Frears a voulu concentré les deux romans de Colette « Chéri » et « La fin de Chéri », ne réussissant qu’à donner un brouet pâteux, amorphe et sans intérêt avec utilisation outrée de décors floraux, d’intérieurs raffinés et de beaux costumes. L’ensemble s’apparente à un gros gâteaux de mariage américain mi carton pâte mi crème au beurre ! Si j’ose écrire, les deux acteurs, face à un scénario qui a découpé par ci par là des lambeaux de texte colettien, nous donnent à entendre un dialogue bête...

Colette a 47 ans lorsqu’elle publie ce roman « Chéri » en 1920, dont l’action se déroule avant guerre, elle tirera également une pièce de théâtre et y reviendra en 1926 avec un second roman « La fin de Chéri », où Chéri, las de vivre une vie où le temps ne peut être arrêté, décide de se suicider avec son revolver.

Dans l’oeuvre de Colette, ce récit se distingue des autres car il a pour titre le nom du héros masculin « Chéri », alors que tous les autres livres de Colette, dont le titre est un nom propre, sont au féminin.
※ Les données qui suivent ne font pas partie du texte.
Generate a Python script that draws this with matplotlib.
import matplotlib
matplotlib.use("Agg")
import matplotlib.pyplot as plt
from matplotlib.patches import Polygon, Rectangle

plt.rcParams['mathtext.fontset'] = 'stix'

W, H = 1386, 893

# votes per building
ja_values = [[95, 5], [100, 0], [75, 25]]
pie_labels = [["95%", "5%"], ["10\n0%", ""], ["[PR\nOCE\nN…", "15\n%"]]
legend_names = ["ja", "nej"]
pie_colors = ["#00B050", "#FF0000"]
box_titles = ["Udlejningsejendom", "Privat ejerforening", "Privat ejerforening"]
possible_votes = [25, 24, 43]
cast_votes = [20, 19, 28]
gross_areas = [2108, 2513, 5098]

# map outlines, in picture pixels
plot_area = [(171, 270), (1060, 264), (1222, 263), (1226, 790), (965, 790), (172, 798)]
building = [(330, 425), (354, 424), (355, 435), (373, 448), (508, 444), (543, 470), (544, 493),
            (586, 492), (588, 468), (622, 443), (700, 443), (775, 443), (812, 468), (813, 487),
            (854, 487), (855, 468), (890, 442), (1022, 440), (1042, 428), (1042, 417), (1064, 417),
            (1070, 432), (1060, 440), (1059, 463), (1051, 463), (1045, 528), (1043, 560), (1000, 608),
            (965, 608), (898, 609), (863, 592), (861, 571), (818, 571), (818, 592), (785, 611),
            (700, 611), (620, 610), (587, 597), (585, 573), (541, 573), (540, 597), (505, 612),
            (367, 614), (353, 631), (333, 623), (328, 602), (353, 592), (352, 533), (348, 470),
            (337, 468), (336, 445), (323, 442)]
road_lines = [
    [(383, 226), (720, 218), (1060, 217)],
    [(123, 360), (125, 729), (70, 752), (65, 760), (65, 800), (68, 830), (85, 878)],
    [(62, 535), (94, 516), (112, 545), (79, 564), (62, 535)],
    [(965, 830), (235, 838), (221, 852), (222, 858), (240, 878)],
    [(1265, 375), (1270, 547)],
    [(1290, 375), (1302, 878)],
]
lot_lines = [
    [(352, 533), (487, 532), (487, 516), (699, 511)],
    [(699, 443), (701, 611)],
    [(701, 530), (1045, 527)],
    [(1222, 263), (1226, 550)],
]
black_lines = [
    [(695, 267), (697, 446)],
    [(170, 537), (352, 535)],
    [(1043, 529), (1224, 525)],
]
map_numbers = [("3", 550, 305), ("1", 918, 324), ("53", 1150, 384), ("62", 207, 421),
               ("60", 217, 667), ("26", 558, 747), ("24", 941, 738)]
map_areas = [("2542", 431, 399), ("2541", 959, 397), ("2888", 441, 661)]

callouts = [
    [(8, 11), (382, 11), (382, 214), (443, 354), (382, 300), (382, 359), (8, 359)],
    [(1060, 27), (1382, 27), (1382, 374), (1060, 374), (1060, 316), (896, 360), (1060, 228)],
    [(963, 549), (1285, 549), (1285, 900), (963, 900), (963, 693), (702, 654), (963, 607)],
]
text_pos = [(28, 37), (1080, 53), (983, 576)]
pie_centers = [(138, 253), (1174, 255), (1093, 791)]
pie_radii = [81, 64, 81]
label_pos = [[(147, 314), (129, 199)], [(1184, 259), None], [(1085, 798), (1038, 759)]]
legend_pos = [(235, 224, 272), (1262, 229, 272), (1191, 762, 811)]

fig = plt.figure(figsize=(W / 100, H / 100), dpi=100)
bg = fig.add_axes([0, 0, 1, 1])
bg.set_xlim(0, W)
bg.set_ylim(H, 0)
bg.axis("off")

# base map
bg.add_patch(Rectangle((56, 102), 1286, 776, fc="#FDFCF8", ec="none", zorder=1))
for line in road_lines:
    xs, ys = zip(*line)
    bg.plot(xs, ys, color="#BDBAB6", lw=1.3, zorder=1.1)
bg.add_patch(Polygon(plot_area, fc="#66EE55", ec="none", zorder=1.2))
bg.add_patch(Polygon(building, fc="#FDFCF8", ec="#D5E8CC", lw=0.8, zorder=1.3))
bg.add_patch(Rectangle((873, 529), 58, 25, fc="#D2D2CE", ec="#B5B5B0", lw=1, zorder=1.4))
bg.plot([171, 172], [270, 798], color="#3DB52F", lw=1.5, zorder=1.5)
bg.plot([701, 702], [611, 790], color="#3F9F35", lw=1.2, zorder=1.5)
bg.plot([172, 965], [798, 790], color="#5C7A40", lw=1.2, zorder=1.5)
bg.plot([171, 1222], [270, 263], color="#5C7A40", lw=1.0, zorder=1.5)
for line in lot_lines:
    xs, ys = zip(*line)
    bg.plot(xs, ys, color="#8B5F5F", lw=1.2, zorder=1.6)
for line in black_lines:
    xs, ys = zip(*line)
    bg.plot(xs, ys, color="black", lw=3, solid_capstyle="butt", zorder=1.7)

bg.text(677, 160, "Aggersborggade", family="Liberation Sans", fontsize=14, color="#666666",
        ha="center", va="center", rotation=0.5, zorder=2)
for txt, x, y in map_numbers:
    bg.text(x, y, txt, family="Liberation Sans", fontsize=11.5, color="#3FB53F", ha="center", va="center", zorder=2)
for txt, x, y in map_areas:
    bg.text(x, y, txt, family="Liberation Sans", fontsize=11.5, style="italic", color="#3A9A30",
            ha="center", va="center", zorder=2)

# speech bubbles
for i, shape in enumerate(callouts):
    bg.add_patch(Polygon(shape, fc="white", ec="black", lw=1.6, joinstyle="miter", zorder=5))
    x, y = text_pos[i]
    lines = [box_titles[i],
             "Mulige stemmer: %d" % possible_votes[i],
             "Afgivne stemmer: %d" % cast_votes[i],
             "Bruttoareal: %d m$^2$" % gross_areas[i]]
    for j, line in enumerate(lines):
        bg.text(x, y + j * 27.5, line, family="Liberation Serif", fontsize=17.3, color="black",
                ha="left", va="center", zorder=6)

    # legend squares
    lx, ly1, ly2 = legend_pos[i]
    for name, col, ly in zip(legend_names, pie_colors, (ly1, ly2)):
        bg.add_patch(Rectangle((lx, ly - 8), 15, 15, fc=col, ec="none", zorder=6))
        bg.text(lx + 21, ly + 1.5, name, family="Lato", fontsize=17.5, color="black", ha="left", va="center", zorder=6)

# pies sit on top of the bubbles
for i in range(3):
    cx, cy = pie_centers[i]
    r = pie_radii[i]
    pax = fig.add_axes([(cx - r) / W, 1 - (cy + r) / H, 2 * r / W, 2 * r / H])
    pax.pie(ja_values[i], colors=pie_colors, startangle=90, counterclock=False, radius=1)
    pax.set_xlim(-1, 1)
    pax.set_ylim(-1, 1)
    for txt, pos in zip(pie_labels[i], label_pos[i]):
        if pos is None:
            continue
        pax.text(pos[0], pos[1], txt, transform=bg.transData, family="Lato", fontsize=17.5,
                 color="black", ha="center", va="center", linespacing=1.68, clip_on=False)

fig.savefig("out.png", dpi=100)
En 1920, nous sommes aussi dans une époque en pleine révolution, à la sortie de la grande guerre les femmes ont pris dans la société française une place plus importante et s’affirment.
Le roman de Colette décrit la vie de Léa, femme puissante, riche et indépendante, qui prend sous sa coupe le fils, Chéri, d’une de ses amies. Les hommes sont absents de ce livre. Chéri n’est pas non plus un gigolo, il a de l’argent et une position sociale, il est simplement homme-objet, à la recherche d’un temps qu’il essaye d’arrêter par tous les moyens, fuyant comme on le dit ses responsabilités autant que son image virile !

Ce roman commence d’ailleurs par la scène du collier de perles : « Léa ! Donne-le-moi, ton collier de perles ! ». Chéri ressemble plus à un jeune Dionysos, qui n’a rien à faire des conventions et recherche son plaisir comme un jeune animal. Il n’y a d’ailleurs aucune morale dans ce livre : ni de la part de Chéri, être amoral par essence, ni de la part de Léa, ni de la part de la mère de Chéri qui profite de toutes les circonstances selon ses intérêts et ceux supposés de son fils.
Chéri est façonné par Léa, deuxième mère et première maîtresse. Les rôles sont ainsi inversés : la femme interprète un rôle de pouvoir, de domination, de Pygmalion et l’homme un rôle d’élégant, guidé par ses sens et une nonchalance déconnectée de toute réalité. Léa et Chéri : deux félins qui ont cru vivre hors du temps dans un Eden de leur imagination.

Si vous avez vu ce film, sans connaître l’oeuvre de Colette, je ne peux que vous inciter à faire l’effort de le lire, car l’écriture de Colette est éblouissante, la plume précise, la phrase épouse chaque situation et se fait féline, souple, en apprivoisant chaque mot pour dessiner et suggérer au mieux l’action qui se déroule.
Durant cette période, Colette écrivit « Le blé en herbe » et aussi l’extraordinaire « Naissance du jour ». Ces romans, bien que différents, nous donnent néanmoins une idée précise de ses pensées à ce moment de sa vie, et ils sont restés d’une étonnante actualité puisque nos sociétés fabriquent à n’en plus finir des « Chéris » qui demeurent d’éternels adolescents que le temps rebute, notamment dans le monde gay... A nous d’avoir l’intelligence et le courage de comprendre ce que vieillir peut apporter aussi.

« Attendre, attendre... Cela s’apprend à la bonne école, où s’enseigne aussi la grande élégance des moeurs, le chic suprême du savoir décliner... » Colette, La Naissance du jour
notes :Sur Colette : http://fr.wikipedia.org/wiki/Colette
Sur Frears : http://fr.wikipedia.org/wiki/Stephen_Frears
à savoir :
un autre film sur « Chéri » est sorti en 1950 signé par Pierre Billon (1901-1981).